● Dataset items:
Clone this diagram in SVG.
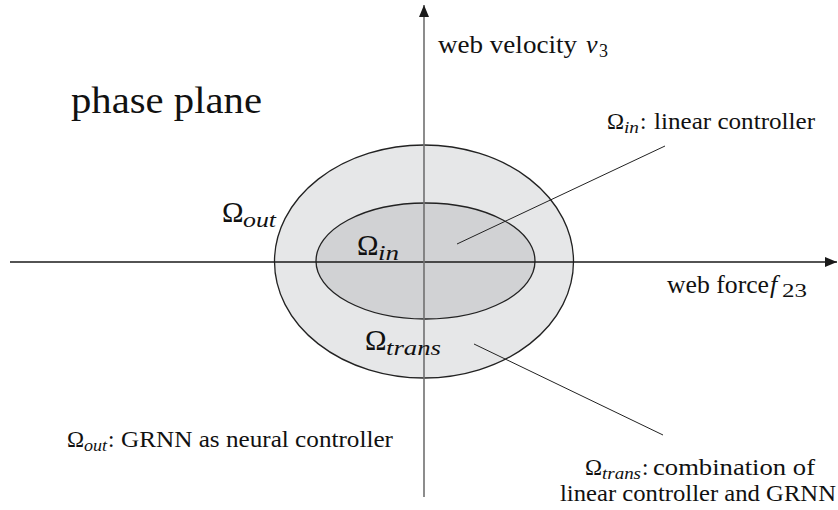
<svg xmlns="http://www.w3.org/2000/svg" width="838" height="510" viewBox="0 0 838 510" font-family="'Liberation Serif', 'DejaVu Serif', serif">
<style>
  text { font-family: 'Liberation Serif', 'DejaVu Serif', serif; fill: #111; }
  .it { font-style: italic; }
  .ell { stroke: #222; stroke-width: 1.3; }
  .lead { stroke: #222; stroke-width: 1; fill: none; }
</style>
<defs>
  <marker id="ah" viewBox="0 0 12 10" refX="12" refY="5" markerWidth="12" markerHeight="10" markerUnits="userSpaceOnUse" orient="auto">
    <polygon points="0,0 12,5 0,10" fill="#1a1a1a"/>
  </marker>
</defs>
<rect width="838" height="510" fill="#ffffff"/>

<g id="region-out">
  <ellipse class="ell" cx="424" cy="261.5" rx="149.5" ry="116.5" fill="#e6e7e8"/>
</g>
<g id="region-in">
  <ellipse class="ell" cx="425.5" cy="261" rx="109.5" ry="58" fill="#d1d2d4"/>
</g>

<g id="connectors">
  <line x1="10" y1="262" x2="837" y2="262" stroke="#1a1a1a" stroke-width="1.3" marker-end="url(#ah)"/>
  <line x1="424" y1="497" x2="424" y2="5" stroke="#707070" stroke-width="1.6" marker-end="url(#ah)"/>
  <line class="lead" x1="457" y1="244" x2="665" y2="146"/>
  <line class="lead" x1="474" y1="344" x2="663" y2="435"/>
</g>

<g id="label-phase-plane">
  <text x="71" y="113" font-size="37" textLength="191" lengthAdjust="spacingAndGlyphs">phase plane</text>
</g>

<g id="label-velocity">
  <text x="438" y="53" font-size="26" textLength="139" lengthAdjust="spacingAndGlyphs">web velocity</text>
  <text class="it" x="586" y="53" font-size="26">v</text>
  <text x="599" y="57" font-size="18">3</text>
</g>

<g id="label-force">
  <text x="667" y="293" font-size="26" textLength="102" lengthAdjust="spacingAndGlyphs">web force</text>
  <text class="it" x="770" y="293" font-size="26">f</text>
  <text x="782" y="297" font-size="18" textLength="25" lengthAdjust="spacingAndGlyphs">23</text>
</g>

<g id="label-omega-out">
  <text x="222" y="222" font-size="29">Ω</text>
  <text class="it" x="243" y="227" font-size="20" textLength="33" lengthAdjust="spacingAndGlyphs">out</text>
</g>

<g id="label-omega-in">
  <text x="357" y="255" font-size="29">Ω</text>
  <text class="it" x="378" y="260" font-size="20" textLength="21" lengthAdjust="spacingAndGlyphs">in</text>
</g>

<g id="label-omega-trans">
  <text x="365" y="350" font-size="29">Ω</text>
  <text class="it" x="386" y="355" font-size="20" textLength="55" lengthAdjust="spacingAndGlyphs">trans</text>
</g>

<g id="note-in">
  <text x="607" y="129" font-size="23">Ω</text>
  <text class="it" x="624" y="133" font-size="16" textLength="15" lengthAdjust="spacingAndGlyphs">in</text>
  <text x="640" y="129" font-size="23">:</text>
  <text x="654" y="129" font-size="23" textLength="161" lengthAdjust="spacingAndGlyphs">linear controller</text>
</g>

<g id="note-out">
  <text x="67" y="447" font-size="23">Ω</text>
  <text class="it" x="84" y="451" font-size="16" textLength="23" lengthAdjust="spacingAndGlyphs">out</text>
  <text x="108" y="447" font-size="23">:</text>
  <text x="121" y="447" font-size="23" textLength="272" lengthAdjust="spacingAndGlyphs">GRNN as neural controller</text>
</g>

<g id="note-trans">
  <text x="585" y="475" font-size="23">Ω</text>
  <text class="it" x="602" y="479" font-size="16" textLength="39" lengthAdjust="spacingAndGlyphs">trans</text>
  <text x="642" y="475" font-size="23">:</text>
  <text x="653" y="475" font-size="23" textLength="162" lengthAdjust="spacingAndGlyphs">combination of</text>
  <text x="560" y="501" font-size="23" textLength="276" lengthAdjust="spacingAndGlyphs">linear controller and GRNN</text>
</g>
</svg>
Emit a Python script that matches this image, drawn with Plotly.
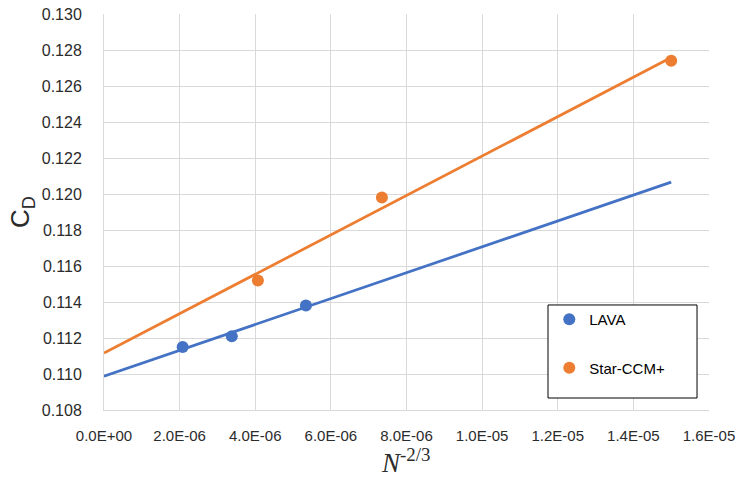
import numpy as np
import plotly.graph_objects as go

# Grid-convergence data: N^-2/3 vs drag coefficient
lava_x = [2.08e-6, 3.38e-6, 5.34e-6]
lava_cd = [0.1115, 0.1121, 0.1138]
star_x = [4.07e-6, 7.35e-6, 1.50e-5]
star_cd = [0.1152, 0.1198, 0.1274]

x_tickvals = [0, 2e-6, 4e-6, 6e-6, 8e-6, 1e-5, 1.2e-5, 1.4e-5, 1.6e-5]
x_ticktext = ["0.0E+00", "2.0E-06", "4.0E-06", "6.0E-06", "8.0E-06",
              "1.0E-05", "1.2E-05", "1.4E-05", "1.6E-05"]
trend_range = [0.0, 1.5e-5]

BLUE = "#4472C4"
ORANGE = "#ED7D31"
FONT = "Liberation Sans, Arial, sans-serif"
TXT = "#2b2b2b"

fig = go.Figure()

# Linear trendlines (least-squares fit of each series)
for xs, ys, color in [(lava_x, lava_cd, BLUE), (star_x, star_cd, ORANGE)]:
    slope, intercept = np.polyfit(xs, ys, 1)
    tx = np.array(trend_range)
    fig.add_trace(go.Scatter(x=tx, y=slope * tx + intercept, mode="lines",
                             line=dict(color=color, width=2.75),
                             showlegend=False, hoverinfo="skip"))

fig.add_trace(go.Scatter(x=lava_x, y=lava_cd, mode="markers", name="LAVA",
                         legendgroup="a",
                         marker=dict(color=BLUE, size=12)))
fig.add_trace(go.Scatter(x=star_x, y=star_cd, mode="markers", name="Star-CCM+",
                         legendgroup="b",
                         marker=dict(color=ORANGE, size=12)))

# Framed legend panel
fig.add_shape(type="rect", xref="paper", yref="paper",
              x0=0.7339, x1=0.9802, y0=0.0303, y1=0.2652,
              fillcolor="white", line=dict(color="black", width=1), layer="above")

# x-axis title
fig.add_annotation(text="<i>N</i><sup>-2/3</sup>", xref="paper", yref="paper",
                   x=0.498, y=-0.129, xanchor="center", yanchor="middle",
                   showarrow=False,
                   font=dict(family="Liberation Serif, Times New Roman, serif",
                             size=27, color=TXT))

fig.update_layout(
    width=740, height=479,
    margin=dict(l=104, r=31, t=14, b=69, autoexpand=False),
    paper_bgcolor="white", plot_bgcolor="white",
    font=dict(family=FONT, size=15, color=TXT),
    legend=dict(x=0.736, y=0.2702, xanchor="left", yanchor="top",
                bgcolor="rgba(0,0,0,0)", borderwidth=0,
                font=dict(size=15, color="black"),
                tracegroupgap=26, entrywidth=125, itemsizing="constant"),
    xaxis=dict(range=[0, 1.6e-5], tickvals=x_tickvals, ticktext=x_ticktext,
               showgrid=True, gridcolor="#D9D9D9", gridwidth=1,
               showline=True, linecolor="#D9D9D9", zeroline=False,
               automargin=False,
               ticks="", ticklabelstandoff=12, tickfont=dict(size=15, color=TXT)),
    yaxis=dict(range=[0.108, 0.130], dtick=0.002, tick0=0.108, tickformat=".3f",
               showgrid=True, gridcolor="#D9D9D9", gridwidth=1,
               showline=True, linecolor="#D9D9D9", zeroline=False,
               automargin=False,
               ticks="", ticklabelstandoff=18, tickfont=dict(size=16, color=TXT),
               title=dict(text="C<sub>D</sub>", standoff=4,
                          font=dict(family=FONT, size=26, color=TXT))),
)

fig.write_html("out.html")
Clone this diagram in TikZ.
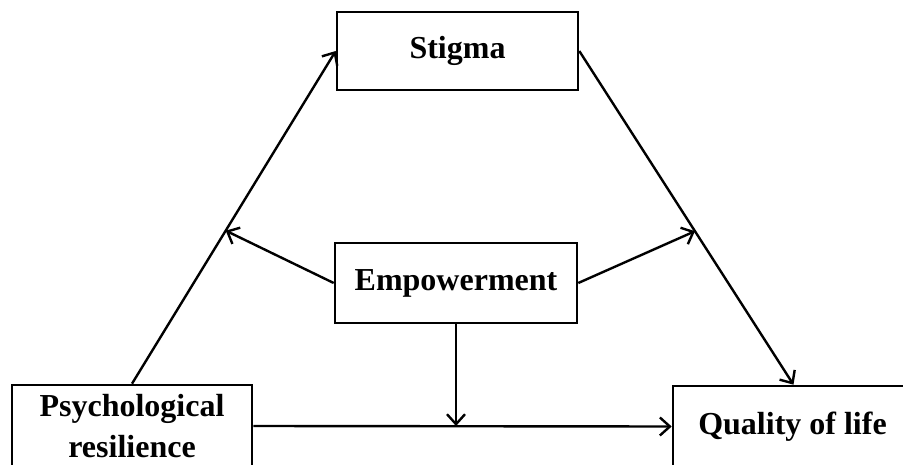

● WORK TO COMPLETE:
Without the pictures, restate all the entries above exactly.

● ANSWER TO THE EXERCISE:
Clone this diagram in SVG.
<svg xmlns="http://www.w3.org/2000/svg" width="838" height="510" viewBox="0 0 838 510" font-family="'Liberation Serif', 'DejaVu Serif', serif">
<style>
  text { font-family: 'Liberation Serif', 'DejaVu Serif', serif; fill: #111; }
  .it { font-style: italic; }
  .ell { stroke: #222; stroke-width: 1.3; }
  .lead { stroke: #222; stroke-width: 1; fill: none; }
</style>
<defs>
  <marker id="ah" viewBox="0 0 12 10" refX="12" refY="5" markerWidth="12" markerHeight="10" markerUnits="userSpaceOnUse" orient="auto">
    <polygon points="0,0 12,5 0,10" fill="#1a1a1a"/>
  </marker>
</defs>
<rect width="838" height="510" fill="#ffffff"/>

<g id="region-out">
  <ellipse class="ell" cx="424" cy="261.5" rx="149.5" ry="116.5" fill="#e6e7e8"/>
</g>
<g id="region-in">
  <ellipse class="ell" cx="425.5" cy="261" rx="109.5" ry="58" fill="#d1d2d4"/>
</g>

<g id="connectors">
  <line x1="10" y1="262" x2="837" y2="262" stroke="#1a1a1a" stroke-width="1.3" marker-end="url(#ah)"/>
  <line x1="424" y1="497" x2="424" y2="5" stroke="#707070" stroke-width="1.6" marker-end="url(#ah)"/>
  <line class="lead" x1="457" y1="244" x2="665" y2="146"/>
  <line class="lead" x1="474" y1="344" x2="663" y2="435"/>
</g>

<g id="label-phase-plane">
  <text x="71" y="113" font-size="37" textLength="191" lengthAdjust="spacingAndGlyphs">phase plane</text>
</g>

<g id="label-velocity">
  <text x="438" y="53" font-size="26" textLength="139" lengthAdjust="spacingAndGlyphs">web velocity</text>
  <text class="it" x="586" y="53" font-size="26">v</text>
  <text x="599" y="57" font-size="18">3</text>
</g>

<g id="label-force">
  <text x="667" y="293" font-size="26" textLength="102" lengthAdjust="spacingAndGlyphs">web force</text>
  <text class="it" x="770" y="293" font-size="26">f</text>
  <text x="782" y="297" font-size="18" textLength="25" lengthAdjust="spacingAndGlyphs">23</text>
</g>

<g id="label-omega-out">
  <text x="222" y="222" font-size="29">Ω</text>
  <text class="it" x="243" y="227" font-size="20" textLength="33" lengthAdjust="spacingAndGlyphs">out</text>
</g>

<g id="label-omega-in">
  <text x="357" y="255" font-size="29">Ω</text>
  <text class="it" x="378" y="260" font-size="20" textLength="21" lengthAdjust="spacingAndGlyphs">in</text>
</g>

<g id="label-omega-trans">
  <text x="365" y="350" font-size="29">Ω</text>
  <text class="it" x="386" y="355" font-size="20" textLength="55" lengthAdjust="spacingAndGlyphs">trans</text>
</g>

<g id="note-in">
  <text x="607" y="129" font-size="23">Ω</text>
  <text class="it" x="624" y="133" font-size="16" textLength="15" lengthAdjust="spacingAndGlyphs">in</text>
  <text x="640" y="129" font-size="23">:</text>
  <text x="654" y="129" font-size="23" textLength="161" lengthAdjust="spacingAndGlyphs">linear controller</text>
</g>

<g id="note-out">
  <text x="67" y="447" font-size="23">Ω</text>
  <text class="it" x="84" y="451" font-size="16" textLength="23" lengthAdjust="spacingAndGlyphs">out</text>
  <text x="108" y="447" font-size="23">:</text>
  <text x="121" y="447" font-size="23" textLength="272" lengthAdjust="spacingAndGlyphs">GRNN as neural controller</text>
</g>

<g id="note-trans">
  <text x="585" y="475" font-size="23">Ω</text>
  <text class="it" x="602" y="479" font-size="16" textLength="39" lengthAdjust="spacingAndGlyphs">trans</text>
  <text x="642" y="475" font-size="23">:</text>
  <text x="653" y="475" font-size="23" textLength="162" lengthAdjust="spacingAndGlyphs">combination of</text>
  <text x="560" y="501" font-size="23" textLength="276" lengthAdjust="spacingAndGlyphs">linear controller and GRNN</text>
</g>
</svg>
Emit a Python script that matches this image, drawn with Plotly.
import numpy as np
import plotly.graph_objects as go

# Grid-convergence data: N^-2/3 vs drag coefficient
lava_x = [2.08e-6, 3.38e-6, 5.34e-6]
lava_cd = [0.1115, 0.1121, 0.1138]
star_x = [4.07e-6, 7.35e-6, 1.50e-5]
star_cd = [0.1152, 0.1198, 0.1274]

x_tickvals = [0, 2e-6, 4e-6, 6e-6, 8e-6, 1e-5, 1.2e-5, 1.4e-5, 1.6e-5]
x_ticktext = ["0.0E+00", "2.0E-06", "4.0E-06", "6.0E-06", "8.0E-06",
              "1.0E-05", "1.2E-05", "1.4E-05", "1.6E-05"]
trend_range = [0.0, 1.5e-5]

BLUE = "#4472C4"
ORANGE = "#ED7D31"
FONT = "Liberation Sans, Arial, sans-serif"
TXT = "#2b2b2b"

fig = go.Figure()

# Linear trendlines (least-squares fit of each series)
for xs, ys, color in [(lava_x, lava_cd, BLUE), (star_x, star_cd, ORANGE)]:
    slope, intercept = np.polyfit(xs, ys, 1)
    tx = np.array(trend_range)
    fig.add_trace(go.Scatter(x=tx, y=slope * tx + intercept, mode="lines",
                             line=dict(color=color, width=2.75),
                             showlegend=False, hoverinfo="skip"))

fig.add_trace(go.Scatter(x=lava_x, y=lava_cd, mode="markers", name="LAVA",
                         legendgroup="a",
                         marker=dict(color=BLUE, size=12)))
fig.add_trace(go.Scatter(x=star_x, y=star_cd, mode="markers", name="Star-CCM+",
                         legendgroup="b",
                         marker=dict(color=ORANGE, size=12)))

# Framed legend panel
fig.add_shape(type="rect", xref="paper", yref="paper",
              x0=0.7339, x1=0.9802, y0=0.0303, y1=0.2652,
              fillcolor="white", line=dict(color="black", width=1), layer="above")

# x-axis title
fig.add_annotation(text="<i>N</i><sup>-2/3</sup>", xref="paper", yref="paper",
                   x=0.498, y=-0.129, xanchor="center", yanchor="middle",
                   showarrow=False,
                   font=dict(family="Liberation Serif, Times New Roman, serif",
                             size=27, color=TXT))

fig.update_layout(
    width=740, height=479,
    margin=dict(l=104, r=31, t=14, b=69, autoexpand=False),
    paper_bgcolor="white", plot_bgcolor="white",
    font=dict(family=FONT, size=15, color=TXT),
    legend=dict(x=0.736, y=0.2702, xanchor="left", yanchor="top",
                bgcolor="rgba(0,0,0,0)", borderwidth=0,
                font=dict(size=15, color="black"),
                tracegroupgap=26, entrywidth=125, itemsizing="constant"),
    xaxis=dict(range=[0, 1.6e-5], tickvals=x_tickvals, ticktext=x_ticktext,
               showgrid=True, gridcolor="#D9D9D9", gridwidth=1,
               showline=True, linecolor="#D9D9D9", zeroline=False,
               automargin=False,
               ticks="", ticklabelstandoff=12, tickfont=dict(size=15, color=TXT)),
    yaxis=dict(range=[0.108, 0.130], dtick=0.002, tick0=0.108, tickformat=".3f",
               showgrid=True, gridcolor="#D9D9D9", gridwidth=1,
               showline=True, linecolor="#D9D9D9", zeroline=False,
               automargin=False,
               ticks="", ticklabelstandoff=18, tickfont=dict(size=16, color=TXT),
               title=dict(text="C<sub>D</sub>", standoff=4,
                          font=dict(family=FONT, size=26, color=TXT))),
)

fig.write_html("out.html")
Clone this diagram in TikZ.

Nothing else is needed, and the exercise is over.